Advertisement

Pakistan kills a master terrorist

By ANWAR IQBAL, UPI South Asian Affairs Analyst

WASHINGTON, May 14 (UPI) -- Pakistan announced Tuesday the death of Riaz Basra, a man linked to dozens, if not hundreds, of sectarian murders across the country.

Basra headed the banned Lashkar-i-Jhangvi group of Sunni militants and carried a bounty of $83,000 on his head, one of the highest offered by the Pakistani government.

Advertisement

Basra was among four gunmen killed while attacking the house of a man who had complained of sectarian killings of Shiite Muslims, police said.

The provincial police in Punjab claimed to have killed Basra in April 1999. Basra responded to that "claim" by sending a letter to then-Prime Minister Nawaz Sharif, forcing the police to retract the statement.

"But this time we are absolutely sure it is Basra," said police Superintendent Javed Ali Shah of the southern Vehari district, where police said the fugitive was killed.

Advertisement

"People will still have problem believing their claim. They will want solid evidence," said Agha Murtaza Haider, a Pakistani professor at Canada's McGill University.

"We have carried out identification and we are certain we have killed Basra," countered Shah.

The gunfight that killed Basra followed a wave of deadly attacks blamed on rival groups from the majority Sunni and the minority Shiite Muslim sects.

"When the police party approached the village (where Basra was killed), the terrorists opened fire on us. We returned the fire, killing all four suspected terrorists on the spot," said Shah.

President Pervez Musharraf banned Lashkar-i-Jhangvi last year during a crackdown on extremist religious groups. Although it was formed before the Taliban took control of Afghanistan, it has developed close ties with the regime and the militia allegedly trained many of the group's members.

Police say Basra and other prominent Sunni extremists had sanctuaries in the Taliban-run Afghanistan, often hiding there to avoid arrest. Basra was on a list of wanted terrorists Pakistan had sent to the Taliban before the Sept. 11 terror attacks. The Taliban rejected Pakistan's request to extradite him and his associates.

Musharraf's decision to dump Pakistan's Taliban allies after Sept. 11 has further angered the extremists who have launched a string of attacks across Pakistan since March. Last week, they ambushed a Pakistan navy bus in southern port city of Karachi and killed 11 French naval experts.

Advertisement

"Jhangvi is the most extremist among all the terrorist groups active in Pakistan," said Haider. "It has killed hundreds of people during the last 10 years."

Basra formed Lashkar-i-Jhangvi in 1988, after splitting from his parent organization, Sipah-i-Sahaba. It is named after a Sunni cleric killed in a retaliatory attack by the Shiites. Police say that the two groups have maintained close ties despite the split and often conduct joint operations.

The Jhangvi was most active between 1996 and 1998, targeting Shiites across Pakistan. In January 1998, its militants attacked a Shiite funeral procession in Lahore and killed 25 people.
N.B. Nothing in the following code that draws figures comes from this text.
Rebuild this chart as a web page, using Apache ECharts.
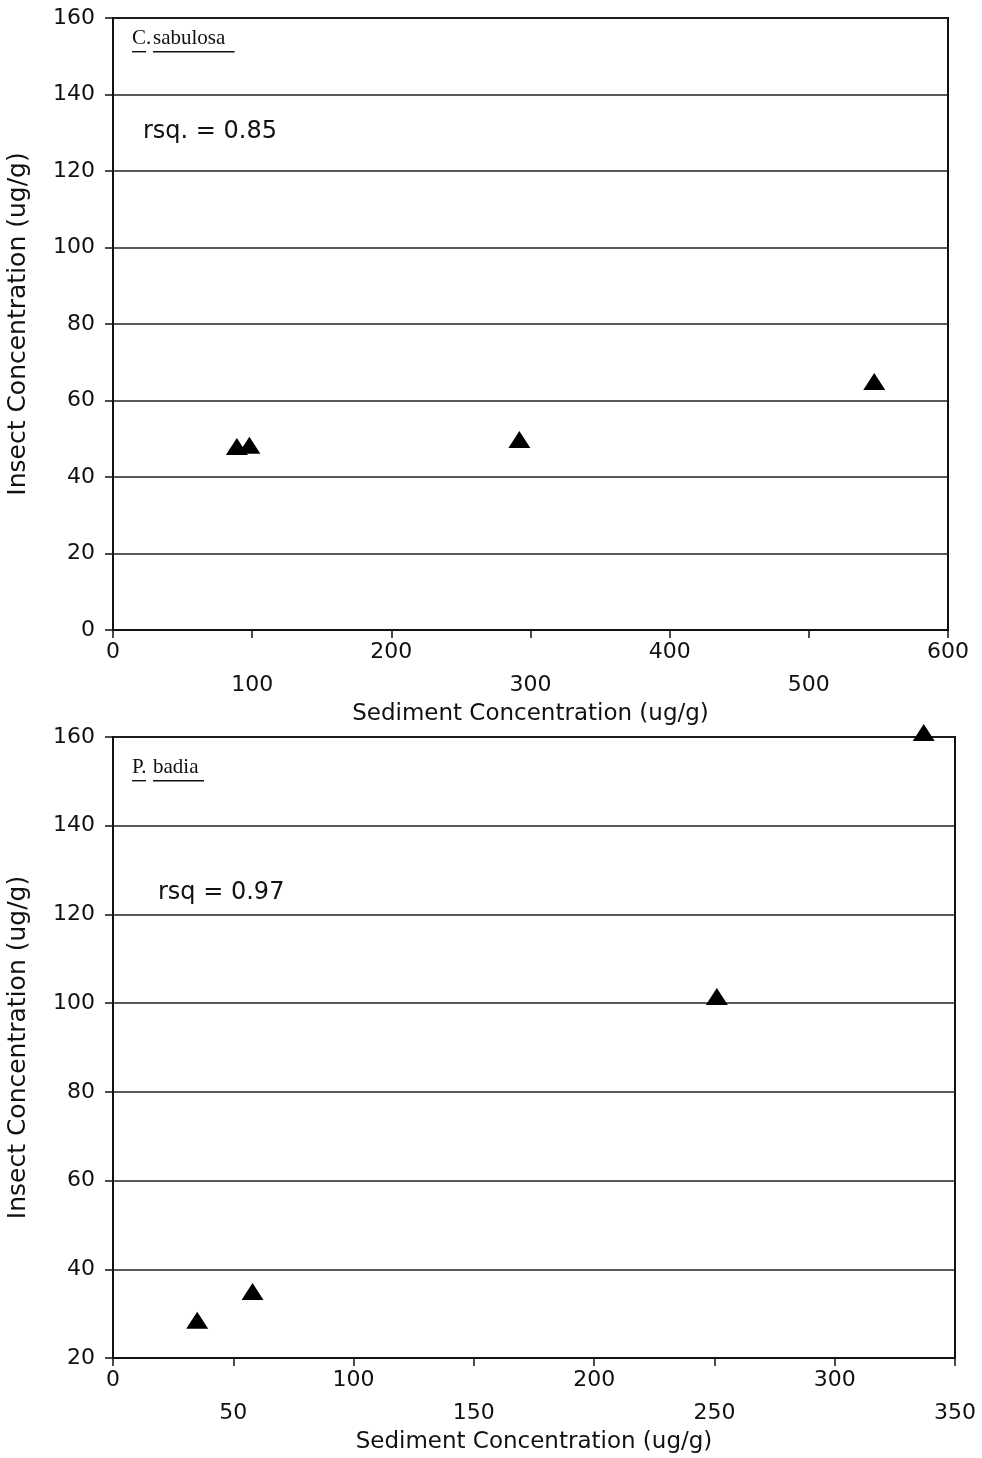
<!DOCTYPE html>
<html>
<head>
<meta charset="utf-8">
<script src="https://cdn.jsdelivr.net/npm/echarts@6/dist/echarts.min.js"></script>
<style>
  html, body { margin: 0; padding: 0; background: #fff; }
  #chart { width: 982px; height: 1458px; }
</style>
</head>
<body>
<div id="chart"></div>
<script>
// C. sabulosa panel: sediment vs insect concentration (ug/g)
const sabulosaX = [89, 98, 292, 547];
const sabulosaY = [48, 48.3, 49.8, 65];
// P. badia panel
const badiaX = [35, 58, 251, 337];
const badiaY = [28.5, 35, 101.5, 161];

const topXTicks = { min: 0, max: 600, interval: 100 };
const topYTicks = { min: 0, max: 160, interval: 20 };
const botXTicks = { min: 0, max: 350, interval: 50 };
const botYTicks = { min: 20, max: 160, interval: 20 };

const sabulosaLabel = ['C.', 'sabulosa'];
const badiaLabel = ['P.', 'badia'];
const rsqTop = 'rsq. = 0.85';
const rsqBot = 'rsq = 0.97';

const ink = '#111';
const labelFont = 'DejaVu Sans';

// staggered x labels: every other tick drops to a second row
const xAxisFor = (ticks, gridIndex) => ({
  type: 'value', gridIndex, min: ticks.min, max: ticks.max, interval: ticks.interval,
  name: 'Sediment Concentration (ug/g)', nameLocation: 'middle', nameGap: 70,
  nameTextStyle: { fontFamily: labelFont, fontSize: 23, color: ink },
  axisLine: { show: true, onZero: false, lineStyle: { color: ink, width: 2 } },
  axisTick: { show: true, inside: false, length: 8, lineStyle: { color: ink, width: 1.5 } },
  axisLabel: {
    fontFamily: labelFont, fontSize: 22, color: ink, margin: 6, lineHeight: 33,
    showMaxLabel: true, showMinLabel: true,
    formatter: (v) => ((v / ticks.interval) % 2 ? '\n' + v : String(v)),
  },
  splitLine: { show: false },
});
const yAxisFor = (ticks, gridIndex) => ({
  type: 'value', gridIndex, min: ticks.min, max: ticks.max, interval: ticks.interval,
  name: 'Insect Concentration (ug/g)', nameLocation: 'middle', nameGap: 82, nameRotate: 90,
  nameTextStyle: { fontFamily: labelFont, fontSize: 25, color: ink },
  axisLine: { show: true, lineStyle: { color: ink, width: 2 } },
  axisTick: { show: true, length: 8, lineStyle: { color: ink, width: 1.5 } },
  axisLabel: { fontFamily: labelFont, fontSize: 22, color: ink, margin: 18 },
  splitLine: { show: true, lineStyle: { color: '#222', width: 1.5 } },
});

const pts = (xs, ys) => xs.map((x, i) => [x, ys[i]]);
const scatter = (data, idx) => ({
  type: 'scatter', xAxisIndex: idx, yAxisIndex: idx, data, clip: false,
  symbol: 'triangle', symbolSize: [22, 17],
  itemStyle: { color: '#000', opacity: 1 }, z: 5,
});

// panel annotations: species name (underlined serif) and r-squared
const panelText = (species, rsq, top, rsqLeft, rsqTop) => [
  { type: 'text', left: 132, top: top, style: { text: species[0], font: '21px "Liberation Serif"', fill: ink } },
  { type: 'rect', left: 132, top: top + 23, shape: { width: 14, height: 1.4 }, style: { fill: ink } },
  { type: 'text', left: 153, top: top, style: { text: species[1], font: '21px "Liberation Serif"', fill: ink } },
  { type: 'rect', left: 153, top: top + 23, shape: { width: species[1].length * 10.2, height: 1.4 }, style: { fill: ink } },
  { type: 'text', left: rsqLeft, top: rsqTop, style: { text: rsq, font: '24px "DejaVu Sans"', fill: ink } },
];

const chart = echarts.init(document.getElementById('chart'), null, { renderer: 'canvas' });
chart.setOption({
  animation: false,
  backgroundColor: '#fff',
  grid: [
    { left: 113, top: 18, width: 835, height: 612, outerBoundsMode: 'none', show: true, borderColor: ink, borderWidth: 2, backgroundColor: 'transparent' },
    { left: 113, top: 737, width: 842, height: 621, outerBoundsMode: 'none', show: true, borderColor: ink, borderWidth: 2, backgroundColor: 'transparent' },
  ],
  xAxis: [xAxisFor(topXTicks, 0), xAxisFor(botXTicks, 1)],
  yAxis: [yAxisFor(topYTicks, 0), yAxisFor(botYTicks, 1)],
  series: [scatter(pts(sabulosaX, sabulosaY), 0), scatter(pts(badiaX, badiaY), 1)],
  graphic: [
    ...panelText(sabulosaLabel, rsqTop, 28, 143, 120),
    ...panelText(badiaLabel, rsqBot, 757, 158, 881),
  ],
});
</script>
</body>
</html>
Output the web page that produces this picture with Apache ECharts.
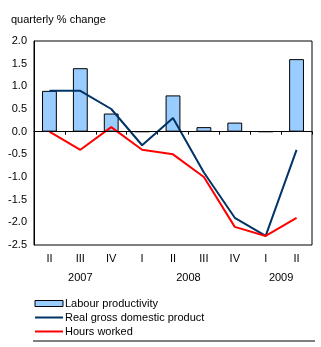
<!DOCTYPE html>
<html>
<head>
<meta charset="utf-8">
<script src="https://cdn.jsdelivr.net/npm/echarts@6/dist/echarts.min.js"></script>
<style>
  html, body { margin: 0; padding: 0; background: #fff; }
  #chart { width: 321px; height: 347px; }
</style>
</head>
<body>
<div id="chart"></div>
<script>
// quarters, 2007 Q2 to 2009 Q2
const quarters = ['II', 'III', 'IV', 'I', 'II', 'III', 'IV', 'I', 'II']
const years = ['2007', '2008', '2009']
const quartersPerYear = [3, 4, 2]

const labourProductivity = [0.9, 1.4, 0.4, 0, 0.8, 0.1, 0.2, 0, 1.6]
const realGdp = [0.9, 0.9, 0.5, -0.3, 0.3, -0.9, -1.9, -2.3, -0.4]
const hoursWorked = [0.0, -0.4, 0.1, -0.4, -0.5, -1.0, -2.1, -2.3, -1.9]

const yTicks = { min: -2.5, max: 2.0, step: 0.5 }

const font = "'Liberation Sans', Arial, sans-serif"

// year label sits in the middle of its group of quarters
const yearCenters = []
let start = 0
quartersPerYear.forEach((n) => {
  yearCenters.push(start + n / 2)
  start += n
})

const chart = echarts.init(document.getElementById('chart'))

chart.setOption({
  animation: false,
  title: {
    text: 'quarterly % change',
    left: 6,
    top: 9,
    textStyle: { fontFamily: font, fontSize: 11, fontWeight: 'normal', color: '#000' },
  },
  grid: {
    left: 34,
    right: 9,
    top: 41,
    bottom: 102,
    show: true,
    borderColor: '#000',
    borderWidth: 1,
  },
  legend: {
    orient: 'vertical',
    left: 34,
    top: 298,
    padding: 0,
    itemWidth: 28,
    itemHeight: 6,
    itemGap: 3,
    textStyle: { fontFamily: font, fontSize: 11, color: '#000', padding: [0, 0, 0, -3] },
    data: [
      { name: 'Labour productivity', icon: 'rect', itemStyle: { borderWidth: 1, borderColor: '#000' } },
      { name: 'Real gross domestic product', itemStyle: { opacity: 0 } },
      { name: 'Hours worked', itemStyle: { opacity: 0 } },
    ],
  },
  xAxis: [
    {
      type: 'category',
      data: quarters,
      position: 'bottom',
      axisLine: { lineStyle: { color: '#000', width: 1 } },
      axisTick: { show: true, length: 3, lineStyle: { color: '#000' } },
      axisLabel: { color: '#000', fontFamily: font, fontSize: 11, margin: 8 },
      splitLine: { show: false },
    },
    {
      type: 'value',
      min: 0,
      max: quarters.length,
      interval: 0.5,
      position: 'bottom',
      axisLine: { show: false },
      axisTick: { show: false },
      splitLine: { show: false },
      axisLabel: {
        color: '#000',
        fontFamily: font,
        fontSize: 11,
        margin: 27,
        showMinLabel: true,
        showMaxLabel: true,
        formatter: (v) => {
          const i = yearCenters.indexOf(v)
          return i >= 0 ? years[i] : ''
        },
      },
    },
  ],
  yAxis: {
    type: 'value',
    min: yTicks.min,
    max: yTicks.max,
    interval: yTicks.step,
    axisLine: { show: true, lineStyle: { color: '#000', width: 1 } },
    axisTick: { show: false },
    splitLine: { show: false },
    axisLabel: {
      color: '#000',
      fontFamily: font,
      fontSize: 11,
      margin: 7,
      formatter: (v) => v.toFixed(1),
    },
  },
  series: [
    {
      name: 'Labour productivity',
      type: 'bar',
      xAxisIndex: 0,
      barWidth: '48%',
      itemStyle: { color: '#99ccff', borderColor: '#000', borderWidth: 1 },
      data: labourProductivity,
      markLine: {
        silent: true,
        symbol: 'none',
        label: { show: false },
        lineStyle: { color: '#000', width: 1, type: 'solid' },
        data: [[{ xAxis: 0, yAxis: 0 }, { xAxis: quarters.length - 1, yAxis: 0 }]],
      },
      z: 2,
    },
    {
      name: 'Real gross domestic product',
      type: 'line',
      xAxisIndex: 0,
      symbol: 'none',
      lineStyle: { color: '#003366', width: 2 },
      itemStyle: { color: '#003366' },
      data: realGdp,
      z: 3,
    },
    {
      name: 'Hours worked',
      type: 'line',
      xAxisIndex: 0,
      symbol: 'none',
      lineStyle: { color: '#ff0000', width: 2 },
      itemStyle: { color: '#ff0000' },
      data: hoursWorked,
      z: 4,
    },
  ],
  graphic: [
    {
      type: 'line',
      shape: { x1: 33, y1: 341, x2: 315, y2: 341 },
      style: { stroke: '#000', lineWidth: 1 },
    },
  ],
})
</script>
</body>
</html>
The first violent incident the police attribute to this group was the murder of an Iranian diplomat, Sadique Ganjavi, in Lahore in December 1990.

In 1992, they attacked a Shiite graveyard in the northwestern city of Peshawar and killed 12 people. They also blasted several graves with grenades.

The police also blame the group for killing the brother of current Pakistani Interior Minister Moinuddin Haider in Karachi last year. In August 1996, the group allegedly killed the head of the district government in Sargodha, who was a Shiite.

The interior minister told a briefing in Washington last week that since March this year Lashkar-i-Jhangvi and Sipah-i-Sahaba, which operatives as a political front for Sunni extremists, have killed "dozens of doctors, lawyers, religious scholars and government officials."

Advertisement

"These militants are so fanatic that when they are arrested, they do not even deny their crimes. They proudly own murdering innocent people," said the minister.

According to statistics released by the Pakistani police, more than 250 people died in sectarian violence last year, more than 150 were killed in 2000, 90 in 1999, 160 in 1998, 200 in 1997 and 100 in 1996. Most of these were Shiites, killed by Basra's group and its parent organization.

Police say that Basra personally participated in several of these attacks, killing dozens of people.

Police say that in December 1999, his group rigged a bridge near the private residence of the former prime minister in Lahore. The bomb exploded minutes before Sharif was scheduled to cross the bridge.

When Punjab Chief Minister Shahbaz Sharif, the former prime minister's younger brother, increased the pressure on the group, Basra reportedly had his picture taken with the chief minister at a wedding reception and sent it back to him with a note saying that he would be the next target if he did not call off the police campaign.

The chief minister is believed to have obliged him.

"When someone has such a record, you can understand why people find it difficult to believe police's claim that they have killed Basra," said Haider.